Mr Chandra learned counsel for NHAI also fairly stated that the finding of the Arbitral Tribunal that the construction of additional toll lanes/booths fell within the scope of work under the Concession Agreement was at the core of the controversy in this petition. Thus, the decision on whether the finding is contrary to the terms of the Concession Agreement would be dispositive of the present petition.
Because of the above, there was merit in the petitioner’s contention that since one of the principal contentions advanced by the petitioner regarding the interpretation of Article XVIII of the Concession Agreement has not been considered and the impugned award rests substantially on the interpretation of a sub-clause of Article XVIII of the Concession Agreement; the award must be construed to be unreasoned.

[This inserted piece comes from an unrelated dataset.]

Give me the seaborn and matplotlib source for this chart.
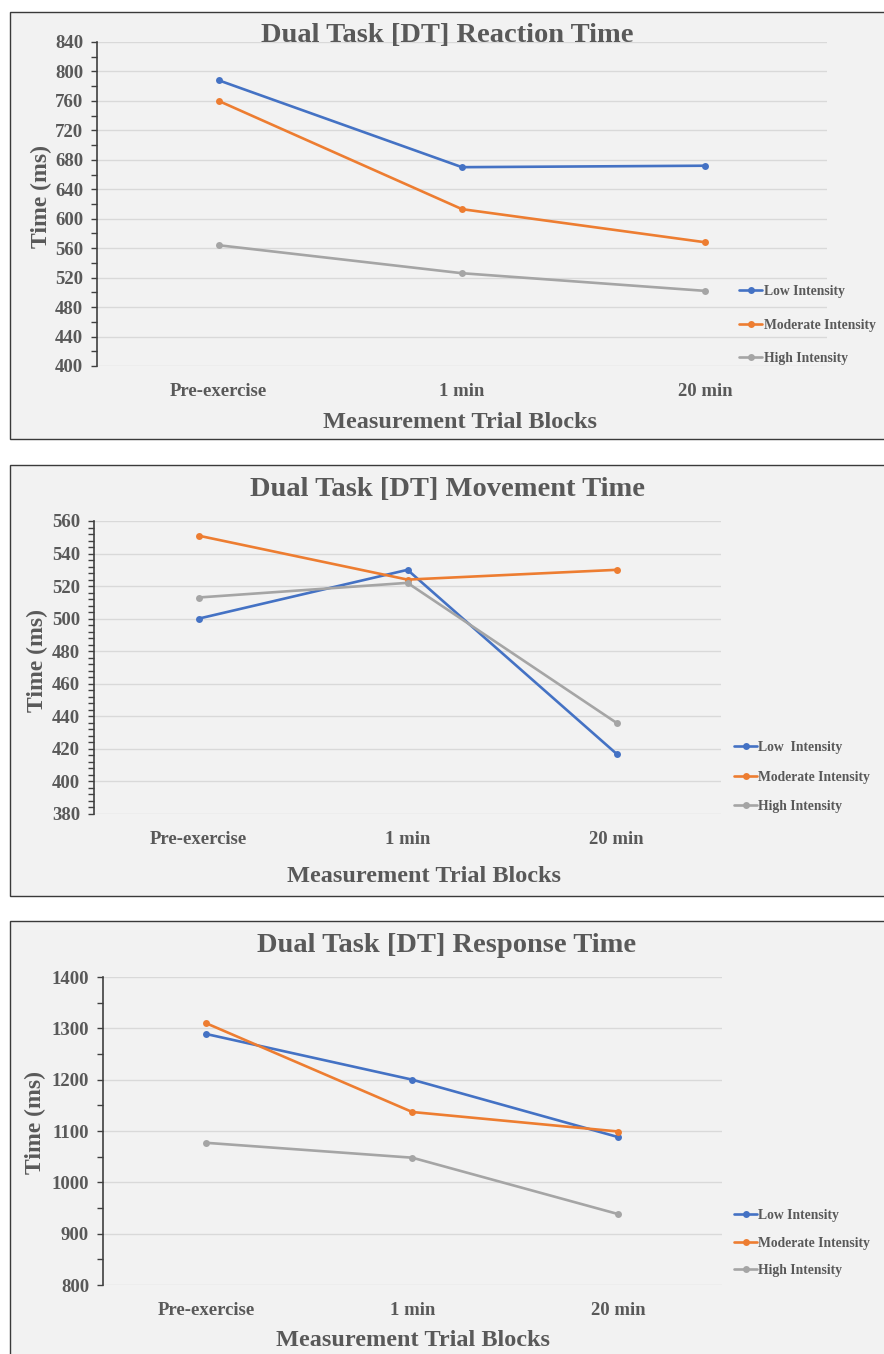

The court perused the facts and argument’s presented, it thought that-“In the aforesaid context, this Court is of the view that the impugned award is contrary to the expressed terms of the contract as it ignores Clause 18.4 of the Concession Agreement, which expressly provides that extension of pavements or ‘other civil works’ would not be included as a part of maintenance unless such construction is a part of the project. There is no clause in the Concession Agreement, which specified the construction of additional toll lanes as a part of the project. Because of the above, the impugned award is set aside. The petitioner is at liberty to seek a reference of the disputes to arbitration. The petition is allowed in the aforesaid terms”.